5. Offer A No-Strings-Attached Trial Period

One of the biggest reservations that people have about volunteering for things in church is the fear of being committed to it forever. By offering a short trial period to test the waters, you can take away some of this hesitation. These trials should last no longer than four to six weeks and I suggest being really intentional to invest in these newbies. Show them the ropes, explain why media is important, and communicate your vision for what’s next. At the conclusion of their trial, if it’s not for them, be okay with that. Express thanks for the time they gave. Be open to their ideas of how you can do things better and share a stories of how they made a difference in those few weeks.

6. Be Committed To Excellence

Excellence both honors God and inspires people. You know who wants to be a part of mediocrity? No one. As the leader of your media ministry, work hard to do things great. Strive to become better at what you do every Sunday. People naturally want to be a part of things that are done well. However, you should never let your pursuit of excellence keep you from allowing volunteers to get involved. You’ll have a great media ministry, but be doing everything by yourself.

Do you have any other ideas for recruiting volunteers? Let us know in the comments below!

13 Comments

  • Jacek says:

    Great ideas! I especially like the second one.

  • Nick Hampton says:

    I Iove all the points you hit and was thinking of numerous things that ministry leaders should NOT do to keep volunteers from joining a ministry. Lol. I seem to have that problem more and more over the previous years as I lead a Tech Production Team. Now…in those instances where it was more of an obvious reason (i.e. Not familiar with computers, other equipment, or just not fit the “here’s what we are looking for in a volunteer”) where the meeting usually ends with them realizing their gifts may be better served somewhere else. But the few where you thought would work out great and 2 weeks later they’re running for the hills. I have literally had to chase people down after a few weeks to find out…1) are they ok. 2) what can we do to help them find somewhere else to serve, 3) what could I have done better to help them not want to run away. Lol. Sometimes it’s not the inadequicies of people that keep them from serving…it’s the ministry leaders tactic and approach to presenting the area they are potentially serving in, and explaining the process without freaking them out or doing she it’s chaotic..or they see firsthand how stressful it is bc they came at the wrong time. Just my two sense. Love this post!!

  • Chandos says:

    I think it’s also super-important to not call it the AV or Tech team (no offense to Nick). We called it the AV team for since before I joined the staff and there wasn’t much luck recruiting people. We changed it to media team and suddenly it’s not quite as scary or geeky sounding, and people became interested. It’s unfortunate that people hold that stigma about AV/Tech, but I’ll call it anything if people are willing to get involved and serve :)

    • Kendall Conner says:

      That’s a very interesting point, Chandos. I can see where people would be turned off by the A/V terminology. Thanks for adding to the conversation.

  • LaChelle says:

    Great points of which I will use and follow!

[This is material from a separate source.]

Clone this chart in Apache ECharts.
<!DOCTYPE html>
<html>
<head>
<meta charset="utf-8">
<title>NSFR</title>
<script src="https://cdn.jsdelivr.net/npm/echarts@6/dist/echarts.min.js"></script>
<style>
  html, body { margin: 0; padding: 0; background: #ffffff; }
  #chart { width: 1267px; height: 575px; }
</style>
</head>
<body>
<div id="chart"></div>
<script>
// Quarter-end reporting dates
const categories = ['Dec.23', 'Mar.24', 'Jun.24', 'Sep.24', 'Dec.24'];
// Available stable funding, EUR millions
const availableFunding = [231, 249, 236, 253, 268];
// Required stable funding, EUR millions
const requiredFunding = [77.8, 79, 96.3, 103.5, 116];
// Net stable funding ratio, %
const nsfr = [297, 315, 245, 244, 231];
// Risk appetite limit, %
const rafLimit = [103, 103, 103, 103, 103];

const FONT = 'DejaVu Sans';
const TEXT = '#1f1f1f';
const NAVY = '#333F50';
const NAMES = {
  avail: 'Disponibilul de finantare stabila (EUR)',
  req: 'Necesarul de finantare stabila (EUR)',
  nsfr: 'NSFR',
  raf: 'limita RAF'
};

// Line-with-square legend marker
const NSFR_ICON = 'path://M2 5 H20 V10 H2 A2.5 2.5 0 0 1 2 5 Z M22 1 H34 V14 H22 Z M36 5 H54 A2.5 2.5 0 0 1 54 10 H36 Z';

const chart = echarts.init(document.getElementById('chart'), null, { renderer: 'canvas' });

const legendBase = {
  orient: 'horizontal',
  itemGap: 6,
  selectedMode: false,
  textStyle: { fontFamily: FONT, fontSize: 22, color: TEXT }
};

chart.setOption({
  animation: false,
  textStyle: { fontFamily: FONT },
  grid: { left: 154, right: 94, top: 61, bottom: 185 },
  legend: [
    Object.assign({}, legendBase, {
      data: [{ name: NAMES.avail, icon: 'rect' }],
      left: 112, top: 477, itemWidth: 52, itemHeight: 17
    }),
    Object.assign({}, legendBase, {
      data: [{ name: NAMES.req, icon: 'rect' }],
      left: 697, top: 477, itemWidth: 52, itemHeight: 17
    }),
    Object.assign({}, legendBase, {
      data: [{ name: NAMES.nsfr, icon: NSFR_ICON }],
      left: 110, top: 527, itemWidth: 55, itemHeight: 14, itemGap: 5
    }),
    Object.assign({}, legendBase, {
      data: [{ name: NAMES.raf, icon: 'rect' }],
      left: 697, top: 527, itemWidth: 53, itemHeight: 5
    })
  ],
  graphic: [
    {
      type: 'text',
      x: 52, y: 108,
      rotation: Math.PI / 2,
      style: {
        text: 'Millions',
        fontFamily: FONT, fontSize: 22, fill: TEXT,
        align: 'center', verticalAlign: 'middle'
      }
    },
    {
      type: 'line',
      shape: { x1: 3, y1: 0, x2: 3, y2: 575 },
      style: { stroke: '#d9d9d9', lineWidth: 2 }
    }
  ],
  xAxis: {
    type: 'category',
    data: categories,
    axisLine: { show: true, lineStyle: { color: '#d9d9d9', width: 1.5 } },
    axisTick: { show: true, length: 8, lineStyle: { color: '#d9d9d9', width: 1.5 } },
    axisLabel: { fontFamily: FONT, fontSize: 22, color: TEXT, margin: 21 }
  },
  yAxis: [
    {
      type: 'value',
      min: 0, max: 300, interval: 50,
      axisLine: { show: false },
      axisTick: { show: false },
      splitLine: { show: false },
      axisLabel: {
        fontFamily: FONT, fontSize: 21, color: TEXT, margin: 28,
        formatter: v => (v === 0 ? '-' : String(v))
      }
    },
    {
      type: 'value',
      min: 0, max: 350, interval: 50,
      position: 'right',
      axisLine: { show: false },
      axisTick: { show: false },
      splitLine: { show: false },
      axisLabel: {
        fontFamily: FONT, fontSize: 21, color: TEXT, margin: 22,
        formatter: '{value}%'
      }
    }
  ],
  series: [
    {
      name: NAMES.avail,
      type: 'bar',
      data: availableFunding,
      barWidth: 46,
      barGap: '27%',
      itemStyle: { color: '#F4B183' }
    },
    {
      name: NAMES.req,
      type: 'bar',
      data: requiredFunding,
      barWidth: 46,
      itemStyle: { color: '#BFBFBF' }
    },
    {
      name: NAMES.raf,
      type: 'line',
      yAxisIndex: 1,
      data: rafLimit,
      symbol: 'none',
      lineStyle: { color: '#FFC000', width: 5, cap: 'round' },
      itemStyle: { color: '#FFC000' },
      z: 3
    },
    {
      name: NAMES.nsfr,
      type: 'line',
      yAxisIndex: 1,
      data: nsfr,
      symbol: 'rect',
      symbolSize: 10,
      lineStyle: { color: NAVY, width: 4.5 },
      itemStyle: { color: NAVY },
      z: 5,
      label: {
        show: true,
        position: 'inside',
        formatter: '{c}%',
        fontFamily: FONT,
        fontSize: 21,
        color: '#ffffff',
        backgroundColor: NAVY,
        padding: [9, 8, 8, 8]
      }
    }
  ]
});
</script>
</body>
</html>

    @Chandos …excellent point and will take that into serious consideration!
    Sometimes we forget what others *see* when doing something we love. We then get lost in something as simple as the titles.
    Great point!

  • Thanks for this, Kendall!

  • katsy says:

    We give our media team cool looking volunteer shirts.. so they can be one of the cool kids. We also do walk thru at pre servuce p practice.. when the hands on learning isn’t as rushed as live mode during services. One of my best video editors was a trial period camera operator who said “cameras just aren’t my thing.. can I try something else?” Helping people find their niche.. we call it the right seat on the bus.. is a true joy. Thanks for the reminders .. we want to draw quality people to the team. Best way to draw new folks is perform our roles to the best of our ability.. everyone wants to play on a winning team right??

  • Garnett Green says:

    The methods you listed does work, however I would love to add two more
    1. Welcome Curious Minds. Once in a while someone will come just to see what you do. Welcome them and allow them to observe explaining when possible. When they are ready to leave ask if they are interested to learn more and that you are willing to show them the ropes.
    2. Have an Open House once or twice a year.

  • ToddL says:

    Replace the word “Media” with “Music” and this still applies.